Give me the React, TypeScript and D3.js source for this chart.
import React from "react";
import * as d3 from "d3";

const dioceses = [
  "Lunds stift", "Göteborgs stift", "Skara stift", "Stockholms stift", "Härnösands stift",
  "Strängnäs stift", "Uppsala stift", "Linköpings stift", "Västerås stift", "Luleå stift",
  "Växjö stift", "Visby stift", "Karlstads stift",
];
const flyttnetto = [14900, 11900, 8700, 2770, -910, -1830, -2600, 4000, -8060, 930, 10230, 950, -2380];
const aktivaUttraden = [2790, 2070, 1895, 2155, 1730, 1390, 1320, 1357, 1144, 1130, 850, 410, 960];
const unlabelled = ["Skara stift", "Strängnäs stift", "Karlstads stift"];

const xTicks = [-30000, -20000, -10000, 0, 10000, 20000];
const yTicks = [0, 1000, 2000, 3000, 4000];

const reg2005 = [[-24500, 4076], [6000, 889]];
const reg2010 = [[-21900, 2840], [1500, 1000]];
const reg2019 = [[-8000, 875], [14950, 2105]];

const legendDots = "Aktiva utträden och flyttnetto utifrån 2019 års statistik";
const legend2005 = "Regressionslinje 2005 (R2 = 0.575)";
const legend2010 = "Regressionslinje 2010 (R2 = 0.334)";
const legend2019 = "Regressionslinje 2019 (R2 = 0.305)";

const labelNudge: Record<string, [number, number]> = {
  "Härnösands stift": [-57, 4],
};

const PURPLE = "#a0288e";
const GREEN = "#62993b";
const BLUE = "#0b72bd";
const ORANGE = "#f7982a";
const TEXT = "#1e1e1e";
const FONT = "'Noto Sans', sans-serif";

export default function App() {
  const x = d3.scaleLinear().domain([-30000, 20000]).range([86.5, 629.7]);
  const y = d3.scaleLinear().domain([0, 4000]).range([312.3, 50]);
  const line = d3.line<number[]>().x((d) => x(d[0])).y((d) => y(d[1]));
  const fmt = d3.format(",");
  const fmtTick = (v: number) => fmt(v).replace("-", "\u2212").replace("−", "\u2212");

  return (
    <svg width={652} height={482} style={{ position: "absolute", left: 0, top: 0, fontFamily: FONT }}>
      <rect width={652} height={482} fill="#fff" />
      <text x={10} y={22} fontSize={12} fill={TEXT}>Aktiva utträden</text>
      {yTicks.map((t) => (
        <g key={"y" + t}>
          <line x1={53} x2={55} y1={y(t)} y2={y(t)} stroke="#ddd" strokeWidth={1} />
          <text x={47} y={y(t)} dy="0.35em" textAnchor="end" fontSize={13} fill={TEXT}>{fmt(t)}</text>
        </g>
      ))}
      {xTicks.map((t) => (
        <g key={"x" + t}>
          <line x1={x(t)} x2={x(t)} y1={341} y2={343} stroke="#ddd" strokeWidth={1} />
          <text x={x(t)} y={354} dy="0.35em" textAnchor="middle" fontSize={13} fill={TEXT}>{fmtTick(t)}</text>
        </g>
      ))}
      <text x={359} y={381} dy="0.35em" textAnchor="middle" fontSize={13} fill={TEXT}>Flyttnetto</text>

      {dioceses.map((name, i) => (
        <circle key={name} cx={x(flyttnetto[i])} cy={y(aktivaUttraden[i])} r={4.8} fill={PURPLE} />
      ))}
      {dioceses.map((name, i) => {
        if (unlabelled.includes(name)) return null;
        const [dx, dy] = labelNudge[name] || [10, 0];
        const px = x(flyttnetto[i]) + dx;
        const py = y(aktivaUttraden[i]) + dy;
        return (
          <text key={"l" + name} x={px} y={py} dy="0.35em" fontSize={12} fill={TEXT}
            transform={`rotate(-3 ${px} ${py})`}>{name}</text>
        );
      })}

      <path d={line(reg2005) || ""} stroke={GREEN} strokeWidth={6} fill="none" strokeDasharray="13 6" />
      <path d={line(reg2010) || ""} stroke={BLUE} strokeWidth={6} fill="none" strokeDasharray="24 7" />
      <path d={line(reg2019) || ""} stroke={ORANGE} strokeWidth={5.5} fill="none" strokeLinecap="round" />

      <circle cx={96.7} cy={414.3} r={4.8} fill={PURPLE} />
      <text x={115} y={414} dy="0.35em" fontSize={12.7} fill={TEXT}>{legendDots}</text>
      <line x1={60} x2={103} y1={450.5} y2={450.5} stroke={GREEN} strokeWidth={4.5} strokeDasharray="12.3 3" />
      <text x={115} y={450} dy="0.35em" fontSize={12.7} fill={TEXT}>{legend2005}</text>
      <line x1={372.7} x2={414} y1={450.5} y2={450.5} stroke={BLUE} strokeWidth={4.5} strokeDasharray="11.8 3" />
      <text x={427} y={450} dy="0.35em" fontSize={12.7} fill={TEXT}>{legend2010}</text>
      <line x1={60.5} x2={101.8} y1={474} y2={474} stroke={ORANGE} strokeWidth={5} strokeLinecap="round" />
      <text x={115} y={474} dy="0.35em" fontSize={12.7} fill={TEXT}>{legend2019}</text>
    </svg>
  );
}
-------
WHAT NEEDS TO BE DONE
Every line above needs to be retyped exactly.

RESPONSE TO THE EXERCISE
Give me the React, TypeScript and D3.js source for this chart.
import React from "react";
import * as d3 from "d3";

const dioceses = [
  "Lunds stift", "Göteborgs stift", "Skara stift", "Stockholms stift", "Härnösands stift",
  "Strängnäs stift", "Uppsala stift", "Linköpings stift", "Västerås stift", "Luleå stift",
  "Växjö stift", "Visby stift", "Karlstads stift",
];
const flyttnetto = [14900, 11900, 8700, 2770, -910, -1830, -2600, 4000, -8060, 930, 10230, 950, -2380];
const aktivaUttraden = [2790, 2070, 1895, 2155, 1730, 1390, 1320, 1357, 1144, 1130, 850, 410, 960];
const unlabelled = ["Skara stift", "Strängnäs stift", "Karlstads stift"];

const xTicks = [-30000, -20000, -10000, 0, 10000, 20000];
const yTicks = [0, 1000, 2000, 3000, 4000];

const reg2005 = [[-24500, 4076], [6000, 889]];
const reg2010 = [[-21900, 2840], [1500, 1000]];
const reg2019 = [[-8000, 875], [14950, 2105]];

const legendDots = "Aktiva utträden och flyttnetto utifrån 2019 års statistik";
const legend2005 = "Regressionslinje 2005 (R2 = 0.575)";
const legend2010 = "Regressionslinje 2010 (R2 = 0.334)";
const legend2019 = "Regressionslinje 2019 (R2 = 0.305)";

const labelNudge: Record<string, [number, number]> = {
  "Härnösands stift": [-57, 4],
};

const PURPLE = "#a0288e";
const GREEN = "#62993b";
const BLUE = "#0b72bd";
const ORANGE = "#f7982a";
const TEXT = "#1e1e1e";
const FONT = "'Noto Sans', sans-serif";

export default function App() {
  const x = d3.scaleLinear().domain([-30000, 20000]).range([86.5, 629.7]);
  const y = d3.scaleLinear().domain([0, 4000]).range([312.3, 50]);
  const line = d3.line<number[]>().x((d) => x(d[0])).y((d) => y(d[1]));
  const fmt = d3.format(",");
  const fmtTick = (v: number) => fmt(v).replace("-", "\u2212").replace("−", "\u2212");

  return (
    <svg width={652} height={482} style={{ position: "absolute", left: 0, top: 0, fontFamily: FONT }}>
      <rect width={652} height={482} fill="#fff" />
      <text x={10} y={22} fontSize={12} fill={TEXT}>Aktiva utträden</text>
      {yTicks.map((t) => (
        <g key={"y" + t}>
          <line x1={53} x2={55} y1={y(t)} y2={y(t)} stroke="#ddd" strokeWidth={1} />
          <text x={47} y={y(t)} dy="0.35em" textAnchor="end" fontSize={13} fill={TEXT}>{fmt(t)}</text>
        </g>
      ))}
      {xTicks.map((t) => (
        <g key={"x" + t}>
          <line x1={x(t)} x2={x(t)} y1={341} y2={343} stroke="#ddd" strokeWidth={1} />
          <text x={x(t)} y={354} dy="0.35em" textAnchor="middle" fontSize={13} fill={TEXT}>{fmtTick(t)}</text>
        </g>
      ))}
      <text x={359} y={381} dy="0.35em" textAnchor="middle" fontSize={13} fill={TEXT}>Flyttnetto</text>

      {dioceses.map((name, i) => (
        <circle key={name} cx={x(flyttnetto[i])} cy={y(aktivaUttraden[i])} r={4.8} fill={PURPLE} />
      ))}
      {dioceses.map((name, i) => {
        if (unlabelled.includes(name)) return null;
        const [dx, dy] = labelNudge[name] || [10, 0];
        const px = x(flyttnetto[i]) + dx;
        const py = y(aktivaUttraden[i]) + dy;
        return (
          <text key={"l" + name} x={px} y={py} dy="0.35em" fontSize={12} fill={TEXT}
            transform={`rotate(-3 ${px} ${py})`}>{name}</text>
        );
      })}

      <path d={line(reg2005) || ""} stroke={GREEN} strokeWidth={6} fill="none" strokeDasharray="13 6" />
      <path d={line(reg2010) || ""} stroke={BLUE} strokeWidth={6} fill="none" strokeDasharray="24 7" />
      <path d={line(reg2019) || ""} stroke={ORANGE} strokeWidth={5.5} fill="none" strokeLinecap="round" />

      <circle cx={96.7} cy={414.3} r={4.8} fill={PURPLE} />
      <text x={115} y={414} dy="0.35em" fontSize={12.7} fill={TEXT}>{legendDots}</text>
      <line x1={60} x2={103} y1={450.5} y2={450.5} stroke={GREEN} strokeWidth={4.5} strokeDasharray="12.3 3" />
      <text x={115} y={450} dy="0.35em" fontSize={12.7} fill={TEXT}>{legend2005}</text>
      <line x1={372.7} x2={414} y1={450.5} y2={450.5} stroke={BLUE} strokeWidth={4.5} strokeDasharray="11.8 3" />
      <text x={427} y={450} dy="0.35em" fontSize={12.7} fill={TEXT}>{legend2010}</text>
      <line x1={60.5} x2={101.8} y1={474} y2={474} stroke={ORANGE} strokeWidth={5} strokeLinecap="round" />
      <text x={115} y={474} dy="0.35em" fontSize={12.7} fill={TEXT}>{legend2019}</text>
    </svg>
  );
}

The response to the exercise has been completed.